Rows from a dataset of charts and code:
........

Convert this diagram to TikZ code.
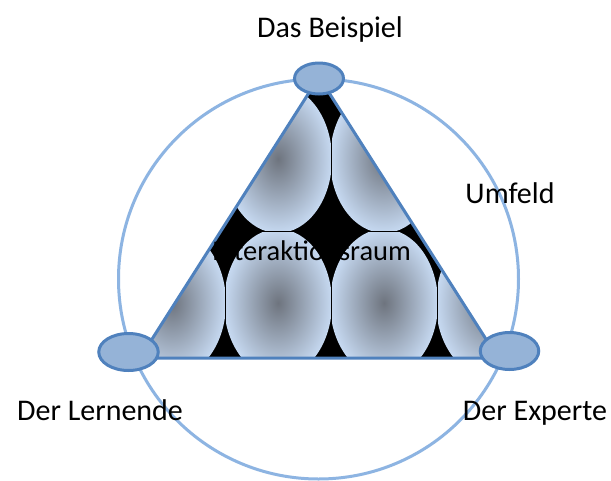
\documentclass[tikz,border=0pt]{standalone}
\usepackage{fontspec}
\setmainfont{Carlito}
\usetikzlibrary{shapes.geometric}
\definecolor{circ}{RGB}{141,180,226}
\definecolor{tri}{RGB}{79,129,189}
\definecolor{ellfill}{RGB}{149,179,215}
\definecolor{gin}{RGB}{110,116,126}
\definecolor{gout}{RGB}{198,217,241}
\begin{document}
\begin{tikzpicture}[x=1pt,y=-1pt,
  vert/.style={ellipse, draw=tri, line width=3pt, fill=ellfill, inner sep=0pt},
  lab/.style={font=\fontsize{30}{36}\selectfont, inner sep=0pt, anchor=base},
  cell/.style={inner color=gin, outer color=gout},
  seam/.style={black, line width=0.6pt}]
\useasboundingbox (0,0) rectangle (611,480);
\fill[white] (0,0) rectangle (611,480);
% Umfeld circle
\node[circle, draw=circ, line width=3pt, minimum size=400pt, inner sep=0pt] (umfeldkreis) at (318.5,279) {};
% triangle corners
\coordinate (A) at (319,77);
\coordinate (B) at (140,358);
\coordinate (C) at (498,358);
% patterned interior
\begin{scope}
  \clip (A) -- (B) -- (C) -- cycle;
  \fill[black] (100,50) rectangle (560,400);
  \foreach \cx in {172,278,384,490} {
    \foreach \cy in {15,159,303} {
      \begin{scope}
        \clip ({\cx-53},{\cy-72}) rectangle ({\cx+53},{\cy+72});
        \shade[cell] (\cx,\cy) ellipse [x radius=54, y radius=74];
      \end{scope}
    }
  }
  \foreach \sx in {225,331,437} { \draw[seam] (\sx,50) -- (\sx,400); }
  \foreach \sy in {87,231} { \draw[seam] (100,\sy) -- (560,\sy); }
\end{scope}
\draw[tri, line width=3pt, line join=miter] (A) -- (B) -- (C) -- cycle;
% vertex ellipses
\node[vert, minimum width=49pt, minimum height=31pt] (beispiel) at (319,78.5) {};
\node[vert, minimum width=59.5pt, minimum height=37pt] (lernende) at (128.5,352) {};
\node[vert, minimum width=58.5pt, minimum height=37pt] (experte) at (509.5,351) {};
% labels
\node[lab] (tbeispiel) at (330,37) {Das Beispiel};
\node[lab] (tumfeld) at (510,203) {Umfeld};
\node[lab] (tlernende) at (100,420) {Der Lernende};
\node[lab] (texperte) at (535,420) {Der Experte};
\node[lab, font=\fontsize{28.5}{34}\selectfont] (traum) at (311.5,260) {Interaktionsraum};
\end{tikzpicture}
\end{document}
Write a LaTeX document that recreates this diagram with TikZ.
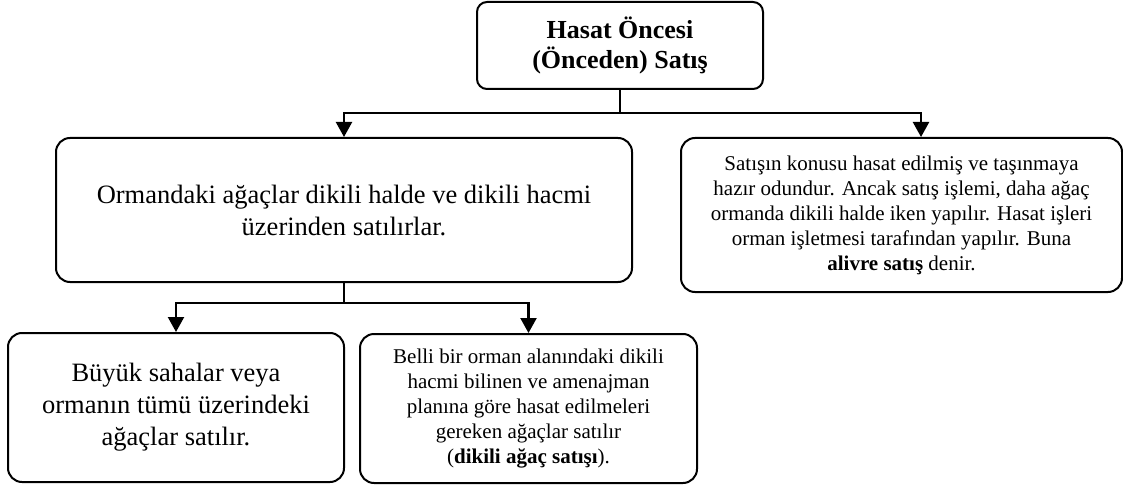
\documentclass[tikz,border=0pt]{standalone}
\usepackage{fontspec}
\setmainfont{Liberation Serif}
\usetikzlibrary{arrows.meta,calc}
\begin{document}
\begin{tikzpicture}[x=1pt,y=-1pt,
  box/.style={draw, line width=2pt, rounded corners=14pt, align=center, inner sep=0pt},
  bigtext/.style={font={\fontsize{26.5}{32}\selectfont}},
  smalltext/.style={font={\fontsize{21}{25}\selectfont}},
  link/.style={line width=2.2pt},
  arrowlink/.style={link, -{Triangle[width=16pt,length=15pt]}},
]
\useasboundingbox (0,0) rectangle (1123,489);

% boxes
\node[box, rounded corners=10pt, minimum width=286pt, minimum height=87pt,
      font={\bfseries\fontsize{26}{30}\selectfont}] (top) at (620,45.5)
  {Hasat Öncesi\\(Önceden) Satış};

\node[box, bigtext, minimum width=576pt, minimum height=144pt] (ml) at (344,210)
  {Ormandaki ağaçlar dikili halde ve dikili hacmi\\üzerinden satılırlar.};

\node[box, smalltext, minimum width=441pt, minimum height=154pt] (r) at (901.5,215)
  {Satışın konusu hasat edilmiş ve taşınmaya\\
   hazır odundur. Ancak satış işlemi, daha ağaç\\
   ormanda dikili halde iken yapılır. Hasat işleri\\
   orman işletmesi tarafından yapılır. Buna\\
   \textbf{alivre satış} denir.};

\node[box, bigtext, minimum width=336pt, minimum height=149pt] (bl) at (176,407.5)
  {Büyük sahalar veya\\ormanın tümü üzerindeki\\ağaçlar satılır.};

\node[box, smalltext, minimum width=337pt, minimum height=149pt] (br) at (528.5,408.5)
  {Belli bir orman alanındaki dikili\\
   hacmi bilinen ve amenajman\\
   planına göre hasat edilmeleri\\
   gereken ağaçlar satılır\\
   (\textbf{dikili ağaç satışı}).};

% connectors
\coordinate (j1) at (620,113);
\coordinate (j2) at (344,303);
\draw[link] (top.south) -- (j1);
\draw[arrowlink] (j1) -| (ml.north);
\draw[arrowlink] (j1) -| ($(r.north)+(19.5,0)$);
\draw[link] (ml.south) -- (j2);
\draw[arrowlink] (j2) -| (bl.north);
\draw[arrowlink] (j2) -| (br.north);
\end{tikzpicture}
\end{document}
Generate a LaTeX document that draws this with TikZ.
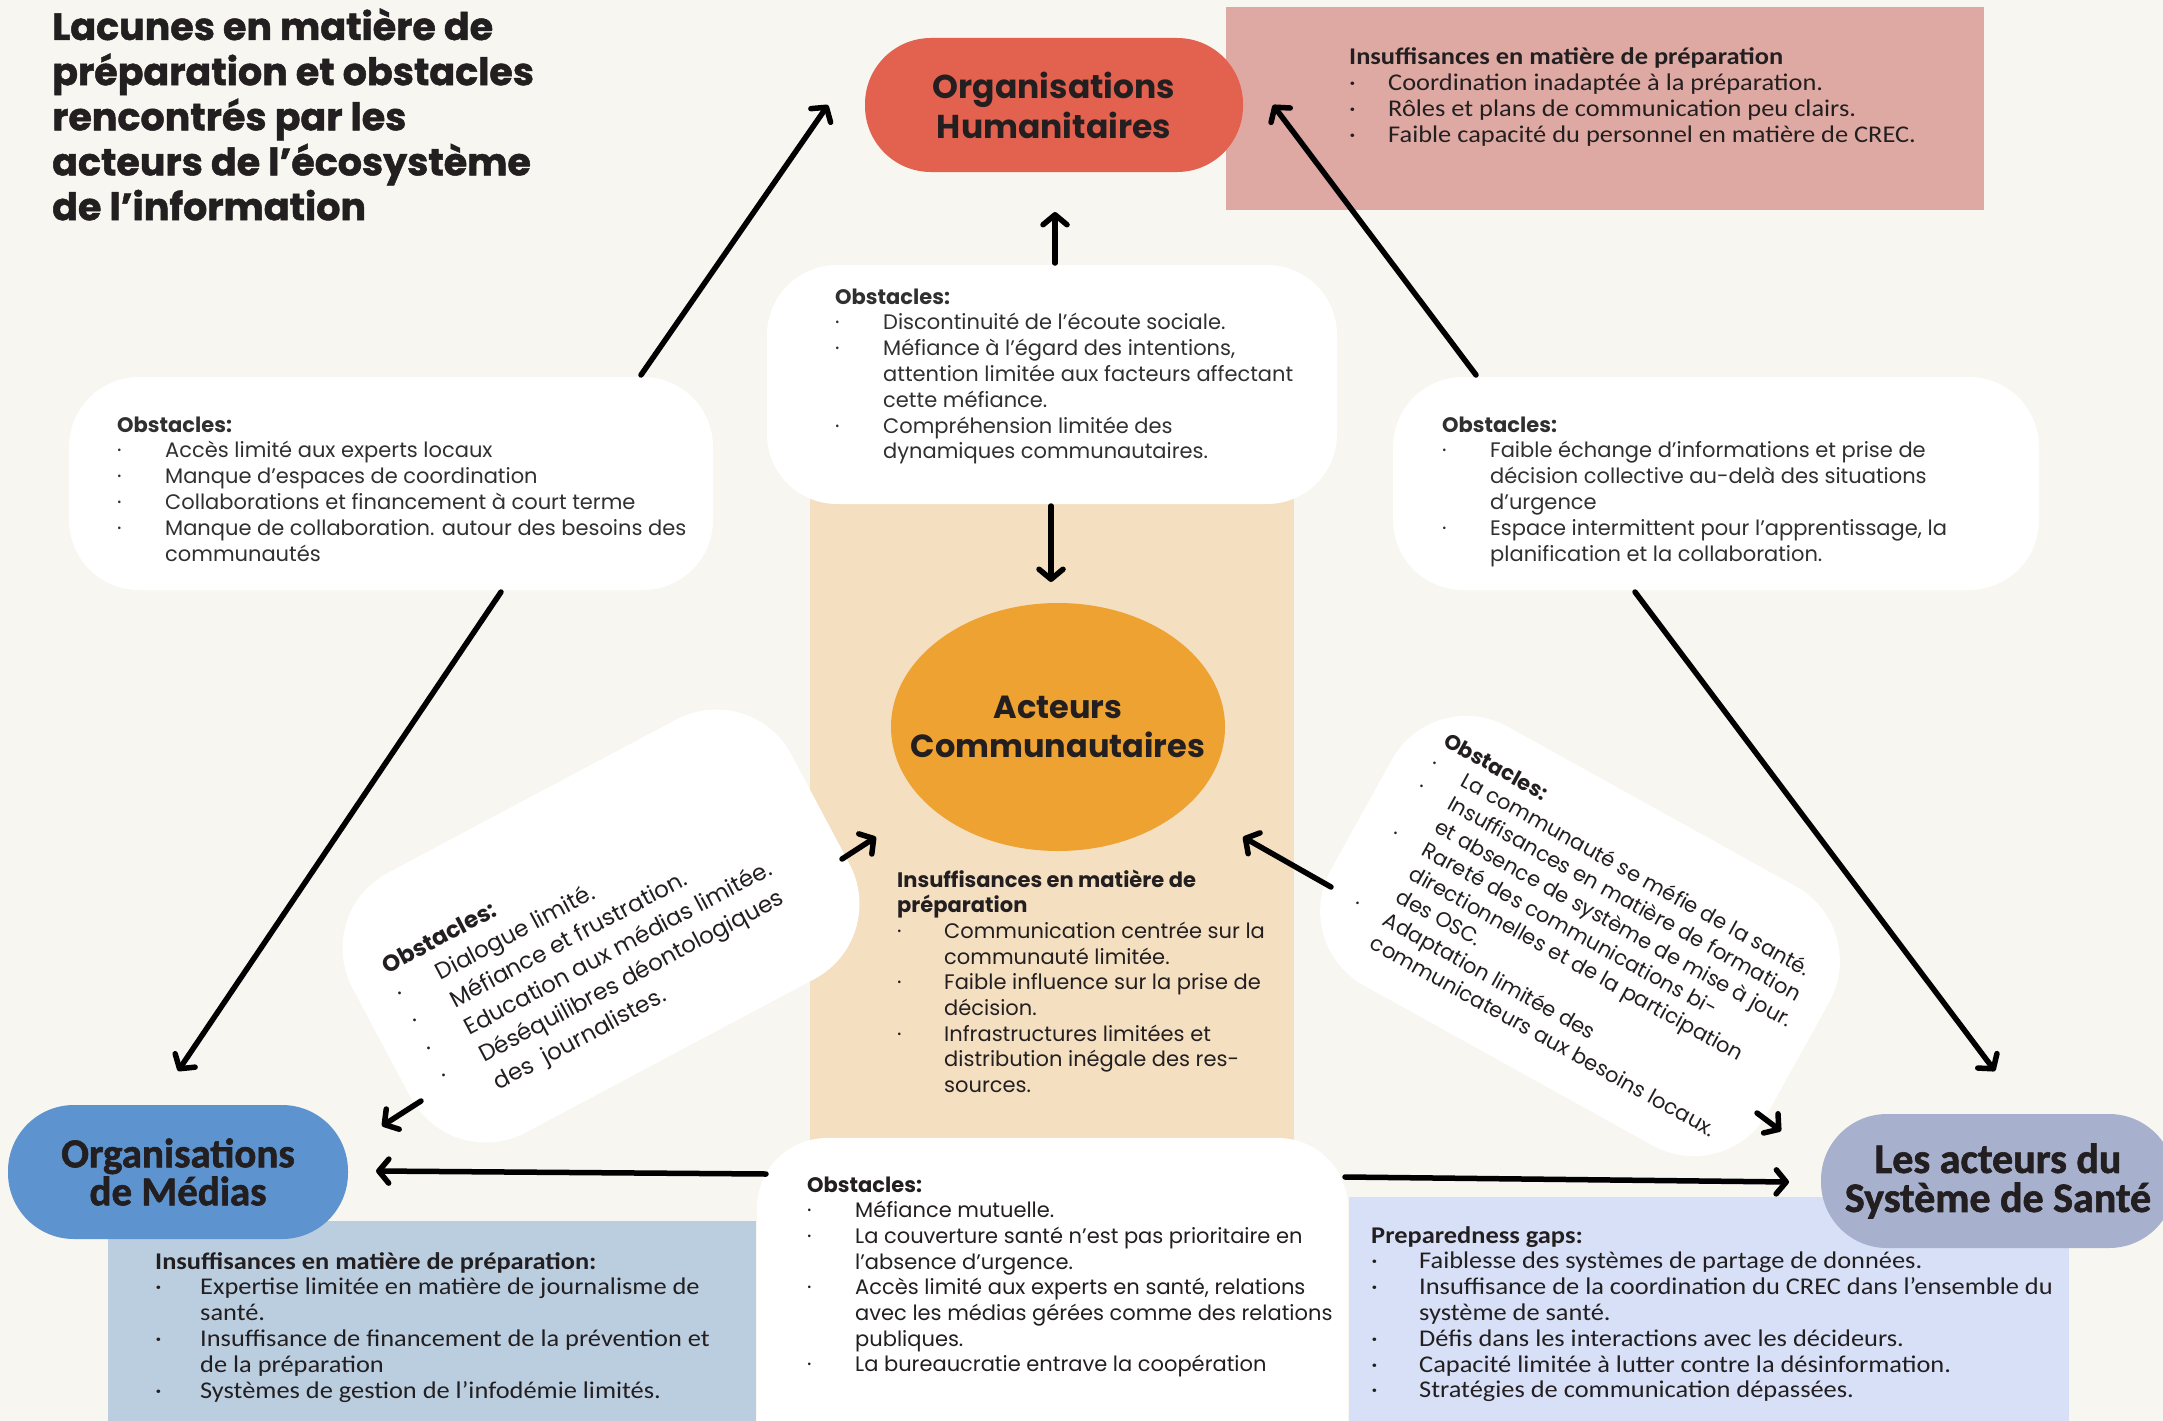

........

= Stated goal =
Pick out each line containing "diagram" and report it.

= Problem solution =
Convert this diagram to TikZ code.
Write a LaTeX document that recreates this diagram with TikZ.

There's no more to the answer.